### [Rows from a dataset of charts and code]

-*-

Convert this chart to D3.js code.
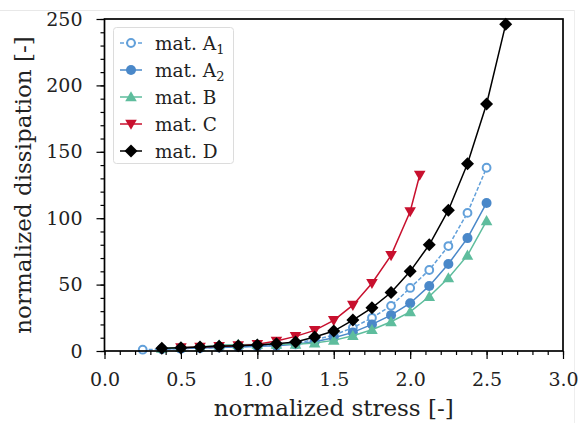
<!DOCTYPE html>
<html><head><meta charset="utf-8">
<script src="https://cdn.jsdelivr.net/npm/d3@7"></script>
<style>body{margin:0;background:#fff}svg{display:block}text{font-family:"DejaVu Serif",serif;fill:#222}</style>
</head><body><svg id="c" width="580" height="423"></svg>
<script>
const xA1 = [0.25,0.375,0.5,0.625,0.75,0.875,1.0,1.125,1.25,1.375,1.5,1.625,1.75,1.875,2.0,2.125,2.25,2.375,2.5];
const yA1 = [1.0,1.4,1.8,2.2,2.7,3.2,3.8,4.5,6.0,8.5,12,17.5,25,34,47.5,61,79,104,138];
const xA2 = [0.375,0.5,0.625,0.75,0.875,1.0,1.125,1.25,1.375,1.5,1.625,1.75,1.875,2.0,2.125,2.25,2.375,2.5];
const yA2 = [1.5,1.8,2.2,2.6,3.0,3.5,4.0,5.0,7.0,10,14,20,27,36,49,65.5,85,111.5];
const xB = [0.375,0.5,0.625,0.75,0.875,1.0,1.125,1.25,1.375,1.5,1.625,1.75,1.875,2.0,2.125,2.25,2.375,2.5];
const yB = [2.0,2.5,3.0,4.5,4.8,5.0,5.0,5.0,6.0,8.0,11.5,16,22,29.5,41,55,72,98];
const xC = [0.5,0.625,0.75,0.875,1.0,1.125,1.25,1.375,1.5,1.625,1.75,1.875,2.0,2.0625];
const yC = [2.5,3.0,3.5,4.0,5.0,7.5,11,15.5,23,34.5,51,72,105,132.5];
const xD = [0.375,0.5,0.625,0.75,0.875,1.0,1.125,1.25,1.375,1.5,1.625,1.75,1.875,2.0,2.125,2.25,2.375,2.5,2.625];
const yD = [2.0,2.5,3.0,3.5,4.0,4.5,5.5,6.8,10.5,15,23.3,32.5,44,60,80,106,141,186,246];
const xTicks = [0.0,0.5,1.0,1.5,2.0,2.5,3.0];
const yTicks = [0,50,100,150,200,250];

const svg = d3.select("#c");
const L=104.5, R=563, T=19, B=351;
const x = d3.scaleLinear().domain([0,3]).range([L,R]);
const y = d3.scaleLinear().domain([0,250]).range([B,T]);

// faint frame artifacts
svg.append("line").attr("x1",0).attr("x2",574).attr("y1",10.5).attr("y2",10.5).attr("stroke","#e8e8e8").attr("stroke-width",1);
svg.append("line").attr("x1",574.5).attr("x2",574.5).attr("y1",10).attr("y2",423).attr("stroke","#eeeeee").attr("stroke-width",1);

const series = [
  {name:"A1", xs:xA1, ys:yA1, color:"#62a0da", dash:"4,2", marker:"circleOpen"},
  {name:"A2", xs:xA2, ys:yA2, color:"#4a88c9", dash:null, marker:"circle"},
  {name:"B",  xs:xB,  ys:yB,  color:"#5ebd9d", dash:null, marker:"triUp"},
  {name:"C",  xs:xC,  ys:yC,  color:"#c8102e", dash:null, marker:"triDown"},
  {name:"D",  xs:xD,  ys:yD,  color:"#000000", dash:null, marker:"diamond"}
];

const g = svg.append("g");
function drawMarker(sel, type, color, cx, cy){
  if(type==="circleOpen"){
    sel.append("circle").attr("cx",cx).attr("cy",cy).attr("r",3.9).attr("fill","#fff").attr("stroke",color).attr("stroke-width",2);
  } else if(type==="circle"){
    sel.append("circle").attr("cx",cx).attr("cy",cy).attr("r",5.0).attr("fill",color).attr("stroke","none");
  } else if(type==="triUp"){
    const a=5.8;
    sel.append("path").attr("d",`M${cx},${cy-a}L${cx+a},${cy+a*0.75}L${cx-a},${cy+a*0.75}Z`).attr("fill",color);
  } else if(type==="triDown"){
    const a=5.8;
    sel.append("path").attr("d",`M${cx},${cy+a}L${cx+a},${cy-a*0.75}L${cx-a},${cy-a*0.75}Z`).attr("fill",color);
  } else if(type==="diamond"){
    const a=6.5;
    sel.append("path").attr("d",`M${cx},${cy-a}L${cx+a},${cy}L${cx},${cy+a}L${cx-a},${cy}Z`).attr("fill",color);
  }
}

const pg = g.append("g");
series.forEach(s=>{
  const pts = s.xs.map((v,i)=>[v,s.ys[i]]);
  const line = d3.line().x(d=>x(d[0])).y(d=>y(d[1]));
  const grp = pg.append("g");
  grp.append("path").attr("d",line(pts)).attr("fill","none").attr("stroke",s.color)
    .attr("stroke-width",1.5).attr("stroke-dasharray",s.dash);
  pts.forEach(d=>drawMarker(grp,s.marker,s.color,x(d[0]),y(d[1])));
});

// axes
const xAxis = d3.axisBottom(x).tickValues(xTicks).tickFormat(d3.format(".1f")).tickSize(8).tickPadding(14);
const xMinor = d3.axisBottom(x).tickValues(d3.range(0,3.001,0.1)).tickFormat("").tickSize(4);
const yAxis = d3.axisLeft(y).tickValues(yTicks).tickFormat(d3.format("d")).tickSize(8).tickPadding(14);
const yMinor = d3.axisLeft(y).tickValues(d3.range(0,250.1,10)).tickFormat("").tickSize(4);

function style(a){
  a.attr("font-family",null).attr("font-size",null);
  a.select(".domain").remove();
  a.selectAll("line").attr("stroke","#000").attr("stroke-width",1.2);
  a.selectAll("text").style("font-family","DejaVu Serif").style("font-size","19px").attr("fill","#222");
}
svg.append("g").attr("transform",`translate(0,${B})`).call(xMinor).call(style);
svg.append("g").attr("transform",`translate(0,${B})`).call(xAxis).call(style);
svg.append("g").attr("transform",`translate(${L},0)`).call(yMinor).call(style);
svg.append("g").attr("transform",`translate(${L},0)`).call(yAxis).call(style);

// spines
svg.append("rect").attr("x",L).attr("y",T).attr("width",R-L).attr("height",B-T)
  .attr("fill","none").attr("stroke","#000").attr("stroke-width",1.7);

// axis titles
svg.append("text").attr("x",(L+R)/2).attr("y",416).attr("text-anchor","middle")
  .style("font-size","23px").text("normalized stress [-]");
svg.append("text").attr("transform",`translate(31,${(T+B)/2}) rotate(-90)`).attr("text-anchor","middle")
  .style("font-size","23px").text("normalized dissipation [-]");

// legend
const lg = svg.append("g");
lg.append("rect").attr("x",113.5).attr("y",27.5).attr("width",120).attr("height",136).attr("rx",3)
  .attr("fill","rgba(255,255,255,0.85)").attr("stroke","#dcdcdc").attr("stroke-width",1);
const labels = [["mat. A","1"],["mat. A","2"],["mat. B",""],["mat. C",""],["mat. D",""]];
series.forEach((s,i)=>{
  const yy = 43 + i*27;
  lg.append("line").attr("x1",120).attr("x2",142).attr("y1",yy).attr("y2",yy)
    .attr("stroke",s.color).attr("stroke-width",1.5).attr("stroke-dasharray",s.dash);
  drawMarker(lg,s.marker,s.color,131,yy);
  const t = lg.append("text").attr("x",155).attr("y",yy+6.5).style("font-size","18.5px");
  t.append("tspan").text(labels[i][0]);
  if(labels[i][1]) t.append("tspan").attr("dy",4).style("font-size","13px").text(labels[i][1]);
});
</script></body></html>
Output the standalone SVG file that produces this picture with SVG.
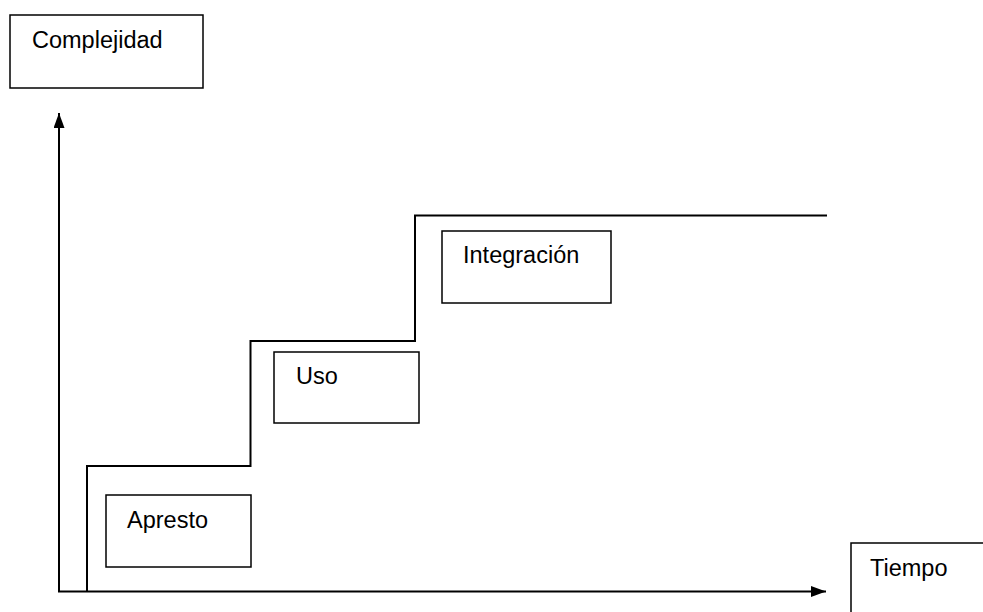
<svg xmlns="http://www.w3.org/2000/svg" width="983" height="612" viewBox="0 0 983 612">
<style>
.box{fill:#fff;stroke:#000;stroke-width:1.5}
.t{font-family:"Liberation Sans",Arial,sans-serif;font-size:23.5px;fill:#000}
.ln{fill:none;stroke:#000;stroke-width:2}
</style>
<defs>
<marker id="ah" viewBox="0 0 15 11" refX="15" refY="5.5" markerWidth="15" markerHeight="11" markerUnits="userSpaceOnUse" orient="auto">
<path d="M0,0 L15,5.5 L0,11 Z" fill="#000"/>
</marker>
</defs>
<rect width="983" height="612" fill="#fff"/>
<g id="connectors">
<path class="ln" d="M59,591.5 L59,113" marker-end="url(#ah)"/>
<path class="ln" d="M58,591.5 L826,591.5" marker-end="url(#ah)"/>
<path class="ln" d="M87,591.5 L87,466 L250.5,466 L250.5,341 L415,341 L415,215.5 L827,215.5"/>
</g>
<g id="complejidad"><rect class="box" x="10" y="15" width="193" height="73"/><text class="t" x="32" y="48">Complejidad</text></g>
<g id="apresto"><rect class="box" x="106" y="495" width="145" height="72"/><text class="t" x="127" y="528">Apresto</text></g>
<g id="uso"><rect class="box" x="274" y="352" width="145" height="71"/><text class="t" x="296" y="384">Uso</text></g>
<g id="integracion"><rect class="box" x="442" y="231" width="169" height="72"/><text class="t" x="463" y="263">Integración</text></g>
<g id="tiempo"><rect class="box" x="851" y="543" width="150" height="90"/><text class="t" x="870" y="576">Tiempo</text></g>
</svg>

-*-

### [WHAT IS ASKED]
From the data above, gather every line that includes the word "this".

### [REPLY TO THE TASK]
Convert this chart to D3.js code.
Output the standalone SVG file that produces this picture with SVG.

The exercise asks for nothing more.